**What you have to do**. Print exactly the lines from the first one down to the line that contains "3.187, 3.215, 3.270, 3.325, 3.380, 3.434]", both included, and skip the pictures.

───

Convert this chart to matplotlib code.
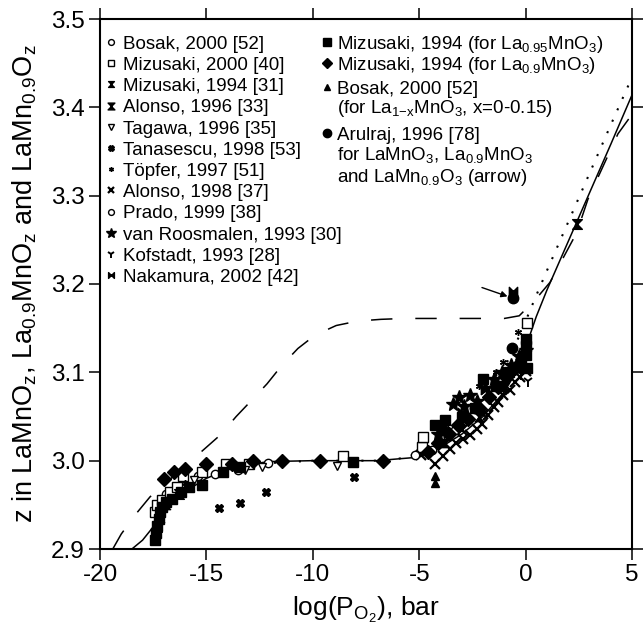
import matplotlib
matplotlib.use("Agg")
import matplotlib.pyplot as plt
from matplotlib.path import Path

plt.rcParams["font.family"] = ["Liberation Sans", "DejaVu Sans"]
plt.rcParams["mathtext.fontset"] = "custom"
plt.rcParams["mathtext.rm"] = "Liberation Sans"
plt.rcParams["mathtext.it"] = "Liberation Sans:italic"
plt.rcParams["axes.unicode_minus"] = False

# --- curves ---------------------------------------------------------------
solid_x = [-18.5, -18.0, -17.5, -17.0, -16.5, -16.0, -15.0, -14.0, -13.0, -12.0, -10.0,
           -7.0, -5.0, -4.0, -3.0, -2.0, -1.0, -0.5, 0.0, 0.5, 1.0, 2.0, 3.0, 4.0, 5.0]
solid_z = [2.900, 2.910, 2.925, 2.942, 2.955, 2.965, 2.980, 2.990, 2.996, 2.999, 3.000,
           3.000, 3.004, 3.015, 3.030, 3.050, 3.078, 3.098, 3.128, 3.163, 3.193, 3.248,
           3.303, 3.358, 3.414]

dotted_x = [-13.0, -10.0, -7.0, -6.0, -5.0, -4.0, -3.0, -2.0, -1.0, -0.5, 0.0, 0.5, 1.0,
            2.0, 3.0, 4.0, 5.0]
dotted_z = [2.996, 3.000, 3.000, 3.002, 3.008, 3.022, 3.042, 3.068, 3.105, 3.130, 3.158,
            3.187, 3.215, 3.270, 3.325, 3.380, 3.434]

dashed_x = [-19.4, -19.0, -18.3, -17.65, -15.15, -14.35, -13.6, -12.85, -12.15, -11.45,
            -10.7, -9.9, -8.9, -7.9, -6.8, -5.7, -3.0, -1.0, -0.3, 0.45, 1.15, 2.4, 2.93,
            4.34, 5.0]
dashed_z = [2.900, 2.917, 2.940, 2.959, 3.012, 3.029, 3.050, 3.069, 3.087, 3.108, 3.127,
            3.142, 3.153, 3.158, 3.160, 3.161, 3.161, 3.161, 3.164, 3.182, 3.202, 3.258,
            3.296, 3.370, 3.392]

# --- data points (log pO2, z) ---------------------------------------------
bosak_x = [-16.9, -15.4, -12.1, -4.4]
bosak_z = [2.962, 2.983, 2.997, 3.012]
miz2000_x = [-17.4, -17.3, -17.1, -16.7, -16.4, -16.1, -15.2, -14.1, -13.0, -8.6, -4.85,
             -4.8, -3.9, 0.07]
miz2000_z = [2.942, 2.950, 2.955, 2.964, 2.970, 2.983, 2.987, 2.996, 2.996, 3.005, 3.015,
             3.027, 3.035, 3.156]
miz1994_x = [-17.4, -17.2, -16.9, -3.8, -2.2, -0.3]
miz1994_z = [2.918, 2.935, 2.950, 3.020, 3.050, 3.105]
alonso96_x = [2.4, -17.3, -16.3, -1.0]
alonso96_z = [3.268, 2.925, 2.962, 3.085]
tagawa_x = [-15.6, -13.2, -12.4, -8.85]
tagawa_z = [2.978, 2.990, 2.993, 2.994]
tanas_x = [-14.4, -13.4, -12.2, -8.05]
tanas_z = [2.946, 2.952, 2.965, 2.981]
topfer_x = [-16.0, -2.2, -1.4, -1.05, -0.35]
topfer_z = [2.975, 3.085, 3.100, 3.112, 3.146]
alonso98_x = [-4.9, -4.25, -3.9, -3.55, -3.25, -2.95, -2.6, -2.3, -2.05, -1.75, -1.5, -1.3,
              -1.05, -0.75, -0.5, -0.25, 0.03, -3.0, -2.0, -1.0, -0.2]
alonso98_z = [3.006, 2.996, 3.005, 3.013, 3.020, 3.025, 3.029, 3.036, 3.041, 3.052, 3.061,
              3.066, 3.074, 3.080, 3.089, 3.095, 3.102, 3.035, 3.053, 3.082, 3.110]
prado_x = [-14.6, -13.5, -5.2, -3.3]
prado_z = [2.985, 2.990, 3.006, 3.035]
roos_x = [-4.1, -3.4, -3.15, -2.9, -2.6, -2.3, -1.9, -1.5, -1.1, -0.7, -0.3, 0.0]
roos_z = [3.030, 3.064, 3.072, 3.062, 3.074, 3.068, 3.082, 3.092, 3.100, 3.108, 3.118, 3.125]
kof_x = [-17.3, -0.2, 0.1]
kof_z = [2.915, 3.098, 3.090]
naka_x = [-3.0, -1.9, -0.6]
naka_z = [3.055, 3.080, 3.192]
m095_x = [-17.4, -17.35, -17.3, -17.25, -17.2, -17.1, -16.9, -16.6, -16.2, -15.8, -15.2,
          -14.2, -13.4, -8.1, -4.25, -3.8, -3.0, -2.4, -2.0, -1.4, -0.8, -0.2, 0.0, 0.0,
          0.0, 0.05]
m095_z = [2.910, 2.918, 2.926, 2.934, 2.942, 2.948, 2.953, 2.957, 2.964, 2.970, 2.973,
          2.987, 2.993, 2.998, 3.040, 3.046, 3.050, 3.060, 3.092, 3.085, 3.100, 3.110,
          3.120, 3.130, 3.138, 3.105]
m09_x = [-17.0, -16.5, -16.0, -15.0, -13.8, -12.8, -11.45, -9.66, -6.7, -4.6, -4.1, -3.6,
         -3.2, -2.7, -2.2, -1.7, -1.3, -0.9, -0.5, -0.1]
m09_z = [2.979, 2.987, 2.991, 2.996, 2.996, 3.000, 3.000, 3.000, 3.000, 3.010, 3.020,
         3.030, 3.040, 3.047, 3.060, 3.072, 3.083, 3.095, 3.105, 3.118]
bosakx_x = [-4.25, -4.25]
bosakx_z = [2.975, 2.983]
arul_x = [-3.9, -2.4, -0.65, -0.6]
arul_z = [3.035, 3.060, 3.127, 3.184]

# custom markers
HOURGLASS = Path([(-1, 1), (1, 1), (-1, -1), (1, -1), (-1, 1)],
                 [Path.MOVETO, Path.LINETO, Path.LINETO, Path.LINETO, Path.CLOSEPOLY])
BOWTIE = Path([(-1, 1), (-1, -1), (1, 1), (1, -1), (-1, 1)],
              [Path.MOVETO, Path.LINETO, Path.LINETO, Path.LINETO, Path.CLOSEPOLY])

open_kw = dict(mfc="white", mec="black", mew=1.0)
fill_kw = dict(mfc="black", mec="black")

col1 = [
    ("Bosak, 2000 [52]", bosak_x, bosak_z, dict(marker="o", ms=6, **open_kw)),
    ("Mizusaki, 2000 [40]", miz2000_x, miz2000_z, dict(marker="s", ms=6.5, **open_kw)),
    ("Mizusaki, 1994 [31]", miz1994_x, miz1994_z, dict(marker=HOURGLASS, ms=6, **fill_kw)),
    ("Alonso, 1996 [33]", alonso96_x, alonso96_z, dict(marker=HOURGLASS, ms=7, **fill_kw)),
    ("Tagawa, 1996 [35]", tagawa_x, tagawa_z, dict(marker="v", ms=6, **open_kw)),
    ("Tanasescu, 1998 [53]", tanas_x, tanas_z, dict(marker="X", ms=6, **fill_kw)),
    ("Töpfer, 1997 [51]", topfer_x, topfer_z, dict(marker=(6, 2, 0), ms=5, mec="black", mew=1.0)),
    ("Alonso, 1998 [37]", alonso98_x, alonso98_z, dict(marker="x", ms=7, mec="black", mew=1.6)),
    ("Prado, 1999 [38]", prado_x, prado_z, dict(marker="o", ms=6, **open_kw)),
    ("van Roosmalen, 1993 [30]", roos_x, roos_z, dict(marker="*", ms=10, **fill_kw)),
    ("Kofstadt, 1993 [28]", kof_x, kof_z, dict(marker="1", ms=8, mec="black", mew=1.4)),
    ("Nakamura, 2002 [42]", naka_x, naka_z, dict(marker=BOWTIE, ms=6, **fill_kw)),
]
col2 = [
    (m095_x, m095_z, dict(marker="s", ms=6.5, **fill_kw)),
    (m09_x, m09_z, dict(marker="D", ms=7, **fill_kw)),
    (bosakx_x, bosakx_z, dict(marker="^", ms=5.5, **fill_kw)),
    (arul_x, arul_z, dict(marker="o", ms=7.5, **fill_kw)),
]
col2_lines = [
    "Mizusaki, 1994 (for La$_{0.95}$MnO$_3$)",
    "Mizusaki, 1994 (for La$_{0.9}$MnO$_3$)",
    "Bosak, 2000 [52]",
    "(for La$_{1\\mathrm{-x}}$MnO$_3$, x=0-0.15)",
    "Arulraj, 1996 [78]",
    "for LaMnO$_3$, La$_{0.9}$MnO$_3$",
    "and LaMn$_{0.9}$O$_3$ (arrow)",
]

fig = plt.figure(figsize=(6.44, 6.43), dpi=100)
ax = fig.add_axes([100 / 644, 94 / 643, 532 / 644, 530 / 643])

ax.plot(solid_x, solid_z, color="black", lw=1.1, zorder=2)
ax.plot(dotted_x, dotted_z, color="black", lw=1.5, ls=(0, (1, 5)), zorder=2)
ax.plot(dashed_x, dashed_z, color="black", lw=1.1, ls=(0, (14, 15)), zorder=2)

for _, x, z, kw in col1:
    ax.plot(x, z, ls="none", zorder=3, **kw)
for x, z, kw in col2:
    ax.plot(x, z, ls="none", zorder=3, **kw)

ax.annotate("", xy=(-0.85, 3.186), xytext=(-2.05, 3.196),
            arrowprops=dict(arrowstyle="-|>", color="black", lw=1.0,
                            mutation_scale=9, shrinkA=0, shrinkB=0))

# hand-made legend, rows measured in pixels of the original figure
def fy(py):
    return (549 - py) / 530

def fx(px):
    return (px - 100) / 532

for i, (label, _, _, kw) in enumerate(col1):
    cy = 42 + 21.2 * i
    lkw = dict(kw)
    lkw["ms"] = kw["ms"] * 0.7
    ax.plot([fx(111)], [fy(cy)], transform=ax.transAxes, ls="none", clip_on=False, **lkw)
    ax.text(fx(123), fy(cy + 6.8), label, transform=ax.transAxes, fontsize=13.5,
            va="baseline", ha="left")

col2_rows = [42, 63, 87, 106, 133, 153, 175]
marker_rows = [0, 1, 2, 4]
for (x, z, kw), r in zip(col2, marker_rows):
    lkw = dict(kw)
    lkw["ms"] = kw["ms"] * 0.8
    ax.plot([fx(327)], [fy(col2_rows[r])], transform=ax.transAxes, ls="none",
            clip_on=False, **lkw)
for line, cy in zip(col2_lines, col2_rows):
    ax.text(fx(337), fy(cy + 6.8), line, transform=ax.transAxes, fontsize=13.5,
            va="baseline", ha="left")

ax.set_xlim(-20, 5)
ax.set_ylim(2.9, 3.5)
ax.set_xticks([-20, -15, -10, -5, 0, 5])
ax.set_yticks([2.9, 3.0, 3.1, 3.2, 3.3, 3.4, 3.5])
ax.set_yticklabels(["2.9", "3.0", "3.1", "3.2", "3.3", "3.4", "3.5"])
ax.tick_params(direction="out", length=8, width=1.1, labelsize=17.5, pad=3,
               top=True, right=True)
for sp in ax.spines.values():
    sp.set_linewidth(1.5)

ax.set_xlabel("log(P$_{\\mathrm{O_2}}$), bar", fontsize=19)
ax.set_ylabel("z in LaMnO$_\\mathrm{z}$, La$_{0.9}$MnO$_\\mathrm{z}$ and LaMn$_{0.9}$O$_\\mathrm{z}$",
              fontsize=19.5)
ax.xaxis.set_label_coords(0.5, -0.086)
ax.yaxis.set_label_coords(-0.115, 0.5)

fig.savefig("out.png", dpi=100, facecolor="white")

───

**Exercise output**.
Convert this chart to matplotlib code.
import matplotlib
matplotlib.use("Agg")
import matplotlib.pyplot as plt
from matplotlib.path import Path

plt.rcParams["font.family"] = ["Liberation Sans", "DejaVu Sans"]
plt.rcParams["mathtext.fontset"] = "custom"
plt.rcParams["mathtext.rm"] = "Liberation Sans"
plt.rcParams["mathtext.it"] = "Liberation Sans:italic"
plt.rcParams["axes.unicode_minus"] = False

# --- curves ---------------------------------------------------------------
solid_x = [-18.5, -18.0, -17.5, -17.0, -16.5, -16.0, -15.0, -14.0, -13.0, -12.0, -10.0,
           -7.0, -5.0, -4.0, -3.0, -2.0, -1.0, -0.5, 0.0, 0.5, 1.0, 2.0, 3.0, 4.0, 5.0]
solid_z = [2.900, 2.910, 2.925, 2.942, 2.955, 2.965, 2.980, 2.990, 2.996, 2.999, 3.000,
           3.000, 3.004, 3.015, 3.030, 3.050, 3.078, 3.098, 3.128, 3.163, 3.193, 3.248,
           3.303, 3.358, 3.414]

dotted_x = [-13.0, -10.0, -7.0, -6.0, -5.0, -4.0, -3.0, -2.0, -1.0, -0.5, 0.0, 0.5, 1.0,
            2.0, 3.0, 4.0, 5.0]
dotted_z = [2.996, 3.000, 3.000, 3.002, 3.008, 3.022, 3.042, 3.068, 3.105, 3.130, 3.158,
            3.187, 3.215, 3.270, 3.325, 3.380, 3.434]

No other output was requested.